FoMo
© Ben Gingell

“The future is here – it’s just not evenly distributed.”

As the supply chain ponders the possible uses of blockchain in logistics, Paul Brody, global blockchain leader for EY, dismissed suggestions that it is still “early days” for the technology.

“We’ll move very fast to it being heavily industrialised,” he told members of the Blockchain in Transport Alliance (BiTA) in Atlanta this week.

EY already has a wine supply chain application using blockchain, and more than 25 clients have signed up to its Blockchain Analyzer. But he warned that companies should make wise choices in using the tool that is well-suited to supply chain management.
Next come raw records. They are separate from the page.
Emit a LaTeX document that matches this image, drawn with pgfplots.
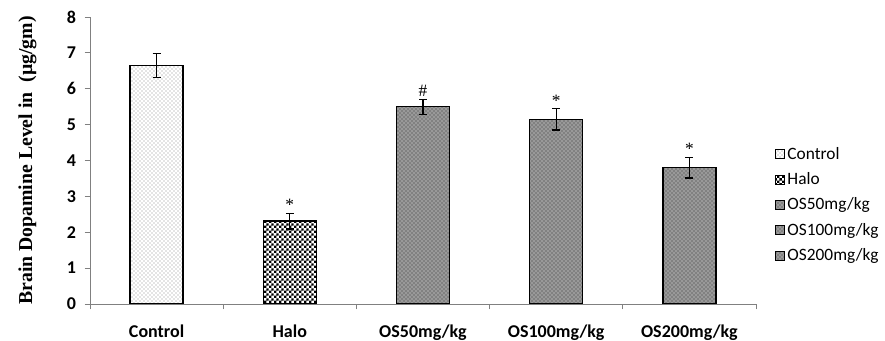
\documentclass[border=0pt]{standalone}
\usepackage{pgfplots}
\pgfplotsset{compat=1.18}
\usepackage{fontspec}
\setmainfont{Liberation Serif}
\newfontfamily\calibri{Carlito}
\usetikzlibrary{patterns,patterns.meta,calc}
\pgfdeclarepattern{
  name=finechecker,
  type=uncolored,
  bottom left={\pgfpoint{0pt}{0pt}},
  top right={\pgfpoint{3.6pt}{3.6pt}},
  tile size={\pgfpoint{3.6pt}{3.6pt}},
  code={
    \pgfpathrectangle{\pgfpoint{0pt}{0pt}}{\pgfpoint{1.85pt}{1.85pt}}
    \pgfpathrectangle{\pgfpoint{1.8pt}{1.8pt}}{\pgfpoint{1.85pt}{1.85pt}}
    \pgfusepath{fill}
  }
}
\tikzset{
  ctrlfill/.style={fill=white, postaction={pattern=crosshatch dots, pattern color=black!45}},
  halofill/.style={fill=white, postaction={pattern=finechecker, pattern color=black}},
  osfill/.style={fill=black!40, postaction={pattern=crosshatch dots, pattern color=black!80}},
}
\begin{document}
\begin{tikzpicture}
\begin{axis}[
  name=ax,
  scale only axis,
  width=499.5pt, height=215.25pt,
  xmin=-0.5, xmax=4.5, ymin=0, ymax=8,
  axis x line*=bottom, axis y line*=left,
  axis line style={draw=black!50, line width=0.6pt},
  ytick={0,1,...,8},
  xtick={0,1,2,3,4},
  xticklabels={Control,Halo,OS50mg/kg,OS100mg/kg,OS200mg/kg},
  minor xtick={-0.5,0.5,1.5,2.5,3.5,4.5},
  x tick style={draw=none},
  minor x tick style={draw=black!50, line width=0.6pt},
  y tick style={draw=black!50, line width=0.6pt},
  tick align=outside,
  major tick length=4pt,
  minor tick length=4pt,
  /pgf/number format/assume math mode=true,
  ticklabel style={font=\calibri\bfseries\fontsize{13.5}{15}\selectfont},
  xticklabel style={yshift=-8pt},
  yticklabel style={xshift=-3pt},
  ylabel={\textbf{Brain Dopamine Level in~~(µg/gm)}},
  ylabel style={at={(axis description cs:-0.094,0.5)}, anchor=center, font=\fontsize{14.8}{16}\selectfont},
  legend style={draw=none, fill=none, at={(1,0.345)}, anchor=west, xshift=14pt,
    font=\calibri\fontsize{13}{14}\selectfont, row sep=4.5pt, inner sep=0pt},
  legend cell align=left,
  legend image code/.code={\draw[#1, line width=0.6pt] (0pt,-3.4pt) rectangle (6.8pt,3.4pt);},
  error bars/error bar style={black, line width=0.9pt},
  error bars/error mark options={black, line width=0.9pt, mark size=3pt, rotate=90},
]
\addplot[ybar, bar width=39.75pt, bar shift=0pt, draw=black, line width=1pt, ctrlfill,
  error bars/.cd, y dir=both, y explicit]
  coordinates {(0,6.65) +- (0,0.33)};
\addlegendentry{Control}
\addplot[ybar, bar width=39.75pt, bar shift=0pt, draw=black, line width=1pt, halofill,
  error bars/.cd, y dir=both, y explicit]
  coordinates {(1,2.31) +- (0,0.22)};
\addlegendentry{Halo}
\addplot[ybar, bar width=39.75pt, bar shift=0pt, draw=black, line width=1pt, osfill,
  error bars/.cd, y dir=both, y explicit]
  coordinates {(2,5.50) +- (0,0.21)};
\addlegendentry{OS50mg/kg}
\addplot[ybar, bar width=39.75pt, bar shift=0pt, draw=black, line width=1pt, osfill,
  error bars/.cd, y dir=both, y explicit]
  coordinates {(3,5.15) +- (0,0.30)};
\addlegendentry{OS100mg/kg}
\addplot[ybar, bar width=39.75pt, bar shift=0pt, draw=black, line width=1pt, osfill,
  error bars/.cd, y dir=both, y explicit]
  coordinates {(4,3.80) +- (0,0.29)};
\addlegendentry{OS200mg/kg}
\addplot[draw=none, mark=none, forget plot, nodes near coords, point meta=explicit symbolic,
  nodes near coords style={anchor=south, font=\fontsize{13}{14}\selectfont, inner sep=1.5pt}]
  coordinates {(1,2.53) [*] (2,5.71) [\#] (3,5.45) [*] (4,4.09) [*]};
\end{axis}
\pgfresetboundingbox
\path[use as bounding box] ($(ax.south west)+(-67.5pt,-27.75pt)$) rectangle ($(ax.south west)+(596.25pt,228pt)$);
\end{tikzpicture}
\end{document}
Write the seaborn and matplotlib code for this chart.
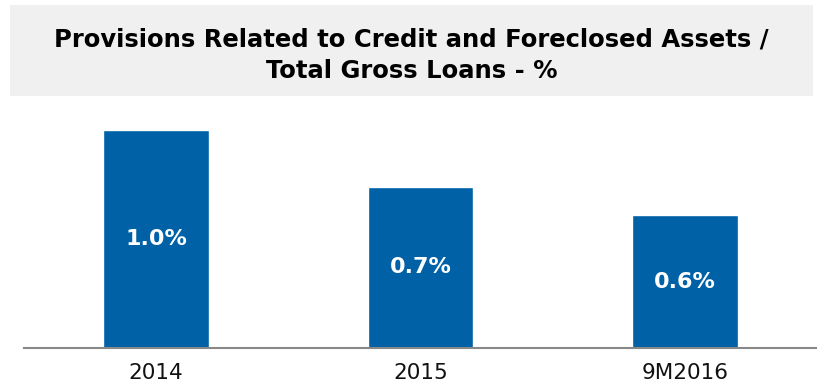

“Don’t fix something that’s not broken,” he said.

Ken Craig, vp special projects for McLeod Software, said that critical to the consideration of using blockchain would be the objectives.

“It should not be technology-driven, but business-driven,” he said.

Scott Friesen, vp strategic analytics at Echo Logistics added: “Most cases require other technology in addition to blockchain, such as geopositioning or whatever. There is other enabling tech that needs to be used. It doesn’t help to oversimplify.”

More than 2,000 companies have signed up to BiTA, in an attempt to collaborate in setting standards.

“What’s driving it is the FoMo effect: fear of missing out. It’s exciting. If we can collaborate, we might be able to make this work,” added Mr Craig.

EY has a simple set of questions to help clients determine whether blockchain can offer them solutions to problems (see below).

Mr Brody pointed to licence software as an example of a very complex process to bill for.

“It used to take 45 days to tell the customer the cost. It’s now four minutes,” he said. “Blockchain will do for networks of enterprises and business ecosystems what ERP did for the single company,” he said.

He went on to reveal his vision of the future, which would develop via four major transitions. Blockchains would go from private to pubic, he predicted.

“Private blockchains don’t really scale,” he explained. He pointed to email as the ultimate in public systems: “It’s an open system, with ecosystems that have emerged to address issues such as spam, storage, mobile delivery.”

The second transition, he said, would be a move from notarisation – or time-stamped documents – to tokenisation.

“My money tokens will be exchanged for your product and service tokens,” he said. “Blockchain prevents the disappearance or double-counting of assets. Inventory is handled with the same precision as bank transfers, and all inventory moves must be balanced between locations,” he explained. “That means you can run a lot of supply chains with significantly less inventory.”

The third would be a move towards tokenised dollars – or Fiat currency, which is legal tender whose value is backed by the government that issued it.

“You could also go back to the gold standard,” he added. “But for a stable, liquid coin: that’s the dollar.”

Finally, he said, the market would move from separated to integrated systems.

Dale Chrystie, vp strategy for FedEx Freight, agreed. “Blockchain is a team sport,” he said.

 

EY’s criteria for blockchain use;

  • are there multiple parties in the system? Blockchain is more secure with more parties;
  • is establishing trust between all the parties an issue? Multiple points of verification improve trust;
  • are we securing the ownership or management of a finite resource? The core logic is designed to prevent double counting of assets and record ownership and transfers;
  • do all the parties need to work with shared, complex business logic? Smart contracts can handle very complex logic and be customised for each relationship;
  • does the process depend on an extended business network? Most companies have cooperation with established direct partners, but struggle with multi-tier network visibility.